Extracted records »

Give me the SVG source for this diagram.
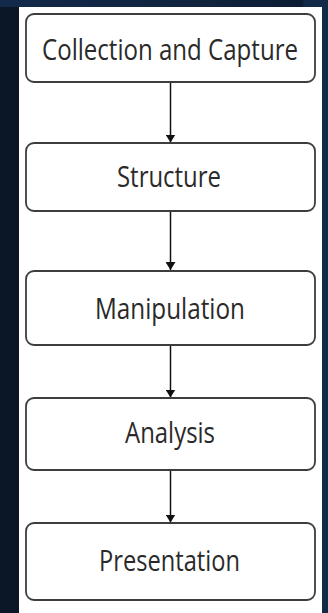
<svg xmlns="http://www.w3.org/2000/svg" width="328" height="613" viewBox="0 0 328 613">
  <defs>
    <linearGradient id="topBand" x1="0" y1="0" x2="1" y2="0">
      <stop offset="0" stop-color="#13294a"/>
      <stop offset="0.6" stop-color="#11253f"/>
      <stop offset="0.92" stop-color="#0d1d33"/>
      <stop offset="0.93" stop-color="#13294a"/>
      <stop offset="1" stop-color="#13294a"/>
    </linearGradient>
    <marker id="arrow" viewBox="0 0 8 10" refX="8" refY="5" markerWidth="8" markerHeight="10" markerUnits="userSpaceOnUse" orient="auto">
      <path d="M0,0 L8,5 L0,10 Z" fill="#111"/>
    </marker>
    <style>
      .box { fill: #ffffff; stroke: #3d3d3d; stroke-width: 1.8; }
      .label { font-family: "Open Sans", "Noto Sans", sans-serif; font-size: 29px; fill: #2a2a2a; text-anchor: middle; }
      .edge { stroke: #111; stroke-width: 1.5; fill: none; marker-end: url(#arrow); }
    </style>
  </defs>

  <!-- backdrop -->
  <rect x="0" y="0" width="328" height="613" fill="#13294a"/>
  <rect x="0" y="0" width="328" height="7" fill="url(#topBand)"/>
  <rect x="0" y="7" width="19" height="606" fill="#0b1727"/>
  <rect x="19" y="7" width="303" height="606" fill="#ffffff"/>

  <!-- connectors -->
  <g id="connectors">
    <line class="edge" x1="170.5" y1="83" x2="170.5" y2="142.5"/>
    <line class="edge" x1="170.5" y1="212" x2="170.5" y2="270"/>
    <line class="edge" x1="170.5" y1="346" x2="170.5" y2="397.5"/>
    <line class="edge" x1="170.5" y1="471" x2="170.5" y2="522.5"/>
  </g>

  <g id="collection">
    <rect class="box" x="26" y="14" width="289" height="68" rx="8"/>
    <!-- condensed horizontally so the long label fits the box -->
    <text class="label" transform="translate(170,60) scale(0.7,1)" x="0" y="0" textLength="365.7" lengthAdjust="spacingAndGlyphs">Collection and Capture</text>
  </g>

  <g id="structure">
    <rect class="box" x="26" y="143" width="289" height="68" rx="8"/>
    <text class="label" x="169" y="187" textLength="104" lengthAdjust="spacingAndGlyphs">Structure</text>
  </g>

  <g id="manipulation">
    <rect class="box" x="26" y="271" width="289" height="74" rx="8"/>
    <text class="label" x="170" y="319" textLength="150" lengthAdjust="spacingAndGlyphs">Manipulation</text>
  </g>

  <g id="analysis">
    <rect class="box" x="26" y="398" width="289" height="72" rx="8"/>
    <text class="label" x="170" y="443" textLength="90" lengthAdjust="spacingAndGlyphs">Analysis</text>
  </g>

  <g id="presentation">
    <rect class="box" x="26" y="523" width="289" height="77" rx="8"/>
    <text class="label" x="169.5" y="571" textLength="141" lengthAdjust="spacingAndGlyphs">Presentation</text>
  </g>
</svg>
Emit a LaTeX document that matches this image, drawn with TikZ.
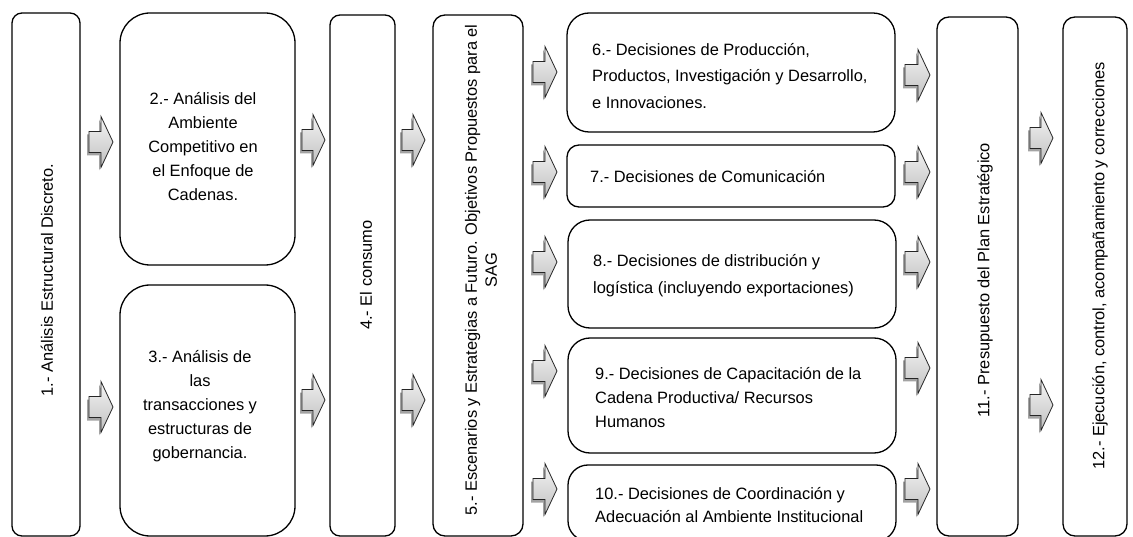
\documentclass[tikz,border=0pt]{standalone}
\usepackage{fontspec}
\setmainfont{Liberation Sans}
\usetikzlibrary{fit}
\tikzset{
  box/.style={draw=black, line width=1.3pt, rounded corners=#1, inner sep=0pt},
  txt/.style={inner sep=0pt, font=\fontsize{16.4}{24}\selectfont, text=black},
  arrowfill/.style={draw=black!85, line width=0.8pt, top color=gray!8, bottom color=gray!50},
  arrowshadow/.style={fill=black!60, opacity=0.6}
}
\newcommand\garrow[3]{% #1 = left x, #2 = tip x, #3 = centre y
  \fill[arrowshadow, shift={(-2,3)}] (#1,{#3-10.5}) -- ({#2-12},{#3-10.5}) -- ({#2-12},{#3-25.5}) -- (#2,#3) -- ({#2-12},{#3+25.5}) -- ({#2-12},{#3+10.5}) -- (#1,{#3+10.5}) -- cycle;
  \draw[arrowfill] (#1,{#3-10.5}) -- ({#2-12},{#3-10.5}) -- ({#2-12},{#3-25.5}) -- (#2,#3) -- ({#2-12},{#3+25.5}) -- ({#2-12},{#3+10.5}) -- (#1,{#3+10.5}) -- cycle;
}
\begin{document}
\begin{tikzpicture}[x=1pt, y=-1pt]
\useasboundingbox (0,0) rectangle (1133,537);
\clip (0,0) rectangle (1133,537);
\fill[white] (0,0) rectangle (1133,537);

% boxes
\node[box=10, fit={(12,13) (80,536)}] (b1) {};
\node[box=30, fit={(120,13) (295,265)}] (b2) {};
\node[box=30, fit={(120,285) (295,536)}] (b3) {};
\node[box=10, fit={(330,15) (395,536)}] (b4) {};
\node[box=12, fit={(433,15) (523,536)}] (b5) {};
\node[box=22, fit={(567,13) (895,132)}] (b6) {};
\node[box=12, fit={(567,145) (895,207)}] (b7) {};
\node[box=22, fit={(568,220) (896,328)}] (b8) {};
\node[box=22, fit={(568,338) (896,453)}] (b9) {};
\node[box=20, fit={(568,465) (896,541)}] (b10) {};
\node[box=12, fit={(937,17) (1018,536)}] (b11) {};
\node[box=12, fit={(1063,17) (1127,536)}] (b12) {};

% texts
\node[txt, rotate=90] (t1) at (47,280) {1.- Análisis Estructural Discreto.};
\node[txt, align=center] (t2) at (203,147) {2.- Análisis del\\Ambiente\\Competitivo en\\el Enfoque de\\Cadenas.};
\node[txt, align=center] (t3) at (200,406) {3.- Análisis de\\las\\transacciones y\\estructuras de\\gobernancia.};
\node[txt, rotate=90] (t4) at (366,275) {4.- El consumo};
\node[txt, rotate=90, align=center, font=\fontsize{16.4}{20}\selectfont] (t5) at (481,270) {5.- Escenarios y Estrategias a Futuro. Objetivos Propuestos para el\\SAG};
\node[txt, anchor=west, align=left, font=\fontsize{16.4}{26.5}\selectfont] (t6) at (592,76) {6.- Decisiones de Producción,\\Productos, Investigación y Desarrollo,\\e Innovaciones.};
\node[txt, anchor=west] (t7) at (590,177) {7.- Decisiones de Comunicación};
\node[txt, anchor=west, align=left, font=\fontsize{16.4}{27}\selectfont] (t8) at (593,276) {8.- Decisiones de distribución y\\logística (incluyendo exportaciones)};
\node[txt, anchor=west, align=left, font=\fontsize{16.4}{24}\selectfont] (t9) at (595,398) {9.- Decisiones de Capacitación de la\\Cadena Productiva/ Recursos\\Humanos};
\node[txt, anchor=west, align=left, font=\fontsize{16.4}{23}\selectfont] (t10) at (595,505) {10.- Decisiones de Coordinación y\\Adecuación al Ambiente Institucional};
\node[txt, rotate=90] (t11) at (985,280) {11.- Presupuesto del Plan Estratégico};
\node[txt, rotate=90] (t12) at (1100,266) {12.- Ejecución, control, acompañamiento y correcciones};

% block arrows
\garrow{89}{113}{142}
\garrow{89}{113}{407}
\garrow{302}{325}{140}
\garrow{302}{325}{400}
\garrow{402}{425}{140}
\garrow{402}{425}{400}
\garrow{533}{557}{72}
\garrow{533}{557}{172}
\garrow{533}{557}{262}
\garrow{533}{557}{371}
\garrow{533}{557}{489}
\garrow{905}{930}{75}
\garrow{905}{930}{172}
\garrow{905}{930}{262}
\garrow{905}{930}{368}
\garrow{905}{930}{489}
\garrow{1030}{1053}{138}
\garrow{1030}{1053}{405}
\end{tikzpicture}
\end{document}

Do this » Repeat each record exactly, with the pictures left out.

Solution to the problem »
Give me the SVG source for this diagram.
<svg xmlns="http://www.w3.org/2000/svg" width="328" height="613" viewBox="0 0 328 613">
  <defs>
    <linearGradient id="topBand" x1="0" y1="0" x2="1" y2="0">
      <stop offset="0" stop-color="#13294a"/>
      <stop offset="0.6" stop-color="#11253f"/>
      <stop offset="0.92" stop-color="#0d1d33"/>
      <stop offset="0.93" stop-color="#13294a"/>
      <stop offset="1" stop-color="#13294a"/>
    </linearGradient>
    <marker id="arrow" viewBox="0 0 8 10" refX="8" refY="5" markerWidth="8" markerHeight="10" markerUnits="userSpaceOnUse" orient="auto">
      <path d="M0,0 L8,5 L0,10 Z" fill="#111"/>
    </marker>
    <style>
      .box { fill: #ffffff; stroke: #3d3d3d; stroke-width: 1.8; }
      .label { font-family: "Open Sans", "Noto Sans", sans-serif; font-size: 29px; fill: #2a2a2a; text-anchor: middle; }
      .edge { stroke: #111; stroke-width: 1.5; fill: none; marker-end: url(#arrow); }
    </style>
  </defs>

  <!-- backdrop -->
  <rect x="0" y="0" width="328" height="613" fill="#13294a"/>
  <rect x="0" y="0" width="328" height="7" fill="url(#topBand)"/>
  <rect x="0" y="7" width="19" height="606" fill="#0b1727"/>
  <rect x="19" y="7" width="303" height="606" fill="#ffffff"/>

  <!-- connectors -->
  <g id="connectors">
    <line class="edge" x1="170.5" y1="83" x2="170.5" y2="142.5"/>
    <line class="edge" x1="170.5" y1="212" x2="170.5" y2="270"/>
    <line class="edge" x1="170.5" y1="346" x2="170.5" y2="397.5"/>
    <line class="edge" x1="170.5" y1="471" x2="170.5" y2="522.5"/>
  </g>

  <g id="collection">
    <rect class="box" x="26" y="14" width="289" height="68" rx="8"/>
    <!-- condensed horizontally so the long label fits the box -->
    <text class="label" transform="translate(170,60) scale(0.7,1)" x="0" y="0" textLength="365.7" lengthAdjust="spacingAndGlyphs">Collection and Capture</text>
  </g>

  <g id="structure">
    <rect class="box" x="26" y="143" width="289" height="68" rx="8"/>
    <text class="label" x="169" y="187" textLength="104" lengthAdjust="spacingAndGlyphs">Structure</text>
  </g>

  <g id="manipulation">
    <rect class="box" x="26" y="271" width="289" height="74" rx="8"/>
    <text class="label" x="170" y="319" textLength="150" lengthAdjust="spacingAndGlyphs">Manipulation</text>
  </g>

  <g id="analysis">
    <rect class="box" x="26" y="398" width="289" height="72" rx="8"/>
    <text class="label" x="170" y="443" textLength="90" lengthAdjust="spacingAndGlyphs">Analysis</text>
  </g>

  <g id="presentation">
    <rect class="box" x="26" y="523" width="289" height="77" rx="8"/>
    <text class="label" x="169.5" y="571" textLength="141" lengthAdjust="spacingAndGlyphs">Presentation</text>
  </g>
</svg>
Emit a LaTeX document that matches this image, drawn with TikZ.
\documentclass[tikz,border=0pt]{standalone}
\usepackage{fontspec}
\setmainfont{Liberation Sans}
\usetikzlibrary{fit}
\tikzset{
  box/.style={draw=black, line width=1.3pt, rounded corners=#1, inner sep=0pt},
  txt/.style={inner sep=0pt, font=\fontsize{16.4}{24}\selectfont, text=black},
  arrowfill/.style={draw=black!85, line width=0.8pt, top color=gray!8, bottom color=gray!50},
  arrowshadow/.style={fill=black!60, opacity=0.6}
}
\newcommand\garrow[3]{% #1 = left x, #2 = tip x, #3 = centre y
  \fill[arrowshadow, shift={(-2,3)}] (#1,{#3-10.5}) -- ({#2-12},{#3-10.5}) -- ({#2-12},{#3-25.5}) -- (#2,#3) -- ({#2-12},{#3+25.5}) -- ({#2-12},{#3+10.5}) -- (#1,{#3+10.5}) -- cycle;
  \draw[arrowfill] (#1,{#3-10.5}) -- ({#2-12},{#3-10.5}) -- ({#2-12},{#3-25.5}) -- (#2,#3) -- ({#2-12},{#3+25.5}) -- ({#2-12},{#3+10.5}) -- (#1,{#3+10.5}) -- cycle;
}
\begin{document}
\begin{tikzpicture}[x=1pt, y=-1pt]
\useasboundingbox (0,0) rectangle (1133,537);
\clip (0,0) rectangle (1133,537);
\fill[white] (0,0) rectangle (1133,537);

% boxes
\node[box=10, fit={(12,13) (80,536)}] (b1) {};
\node[box=30, fit={(120,13) (295,265)}] (b2) {};
\node[box=30, fit={(120,285) (295,536)}] (b3) {};
\node[box=10, fit={(330,15) (395,536)}] (b4) {};
\node[box=12, fit={(433,15) (523,536)}] (b5) {};
\node[box=22, fit={(567,13) (895,132)}] (b6) {};
\node[box=12, fit={(567,145) (895,207)}] (b7) {};
\node[box=22, fit={(568,220) (896,328)}] (b8) {};
\node[box=22, fit={(568,338) (896,453)}] (b9) {};
\node[box=20, fit={(568,465) (896,541)}] (b10) {};
\node[box=12, fit={(937,17) (1018,536)}] (b11) {};
\node[box=12, fit={(1063,17) (1127,536)}] (b12) {};

% texts
\node[txt, rotate=90] (t1) at (47,280) {1.- Análisis Estructural Discreto.};
\node[txt, align=center] (t2) at (203,147) {2.- Análisis del\\Ambiente\\Competitivo en\\el Enfoque de\\Cadenas.};
\node[txt, align=center] (t3) at (200,406) {3.- Análisis de\\las\\transacciones y\\estructuras de\\gobernancia.};
\node[txt, rotate=90] (t4) at (366,275) {4.- El consumo};
\node[txt, rotate=90, align=center, font=\fontsize{16.4}{20}\selectfont] (t5) at (481,270) {5.- Escenarios y Estrategias a Futuro. Objetivos Propuestos para el\\SAG};
\node[txt, anchor=west, align=left, font=\fontsize{16.4}{26.5}\selectfont] (t6) at (592,76) {6.- Decisiones de Producción,\\Productos, Investigación y Desarrollo,\\e Innovaciones.};
\node[txt, anchor=west] (t7) at (590,177) {7.- Decisiones de Comunicación};
\node[txt, anchor=west, align=left, font=\fontsize{16.4}{27}\selectfont] (t8) at (593,276) {8.- Decisiones de distribución y\\logística (incluyendo exportaciones)};
\node[txt, anchor=west, align=left, font=\fontsize{16.4}{24}\selectfont] (t9) at (595,398) {9.- Decisiones de Capacitación de la\\Cadena Productiva/ Recursos\\Humanos};
\node[txt, anchor=west, align=left, font=\fontsize{16.4}{23}\selectfont] (t10) at (595,505) {10.- Decisiones de Coordinación y\\Adecuación al Ambiente Institucional};
\node[txt, rotate=90] (t11) at (985,280) {11.- Presupuesto del Plan Estratégico};
\node[txt, rotate=90] (t12) at (1100,266) {12.- Ejecución, control, acompañamiento y correcciones};

% block arrows
\garrow{89}{113}{142}
\garrow{89}{113}{407}
\garrow{302}{325}{140}
\garrow{302}{325}{400}
\garrow{402}{425}{140}
\garrow{402}{425}{400}
\garrow{533}{557}{72}
\garrow{533}{557}{172}
\garrow{533}{557}{262}
\garrow{533}{557}{371}
\garrow{533}{557}{489}
\garrow{905}{930}{75}
\garrow{905}{930}{172}
\garrow{905}{930}{262}
\garrow{905}{930}{368}
\garrow{905}{930}{489}
\garrow{1030}{1053}{138}
\garrow{1030}{1053}{405}
\end{tikzpicture}
\end{document}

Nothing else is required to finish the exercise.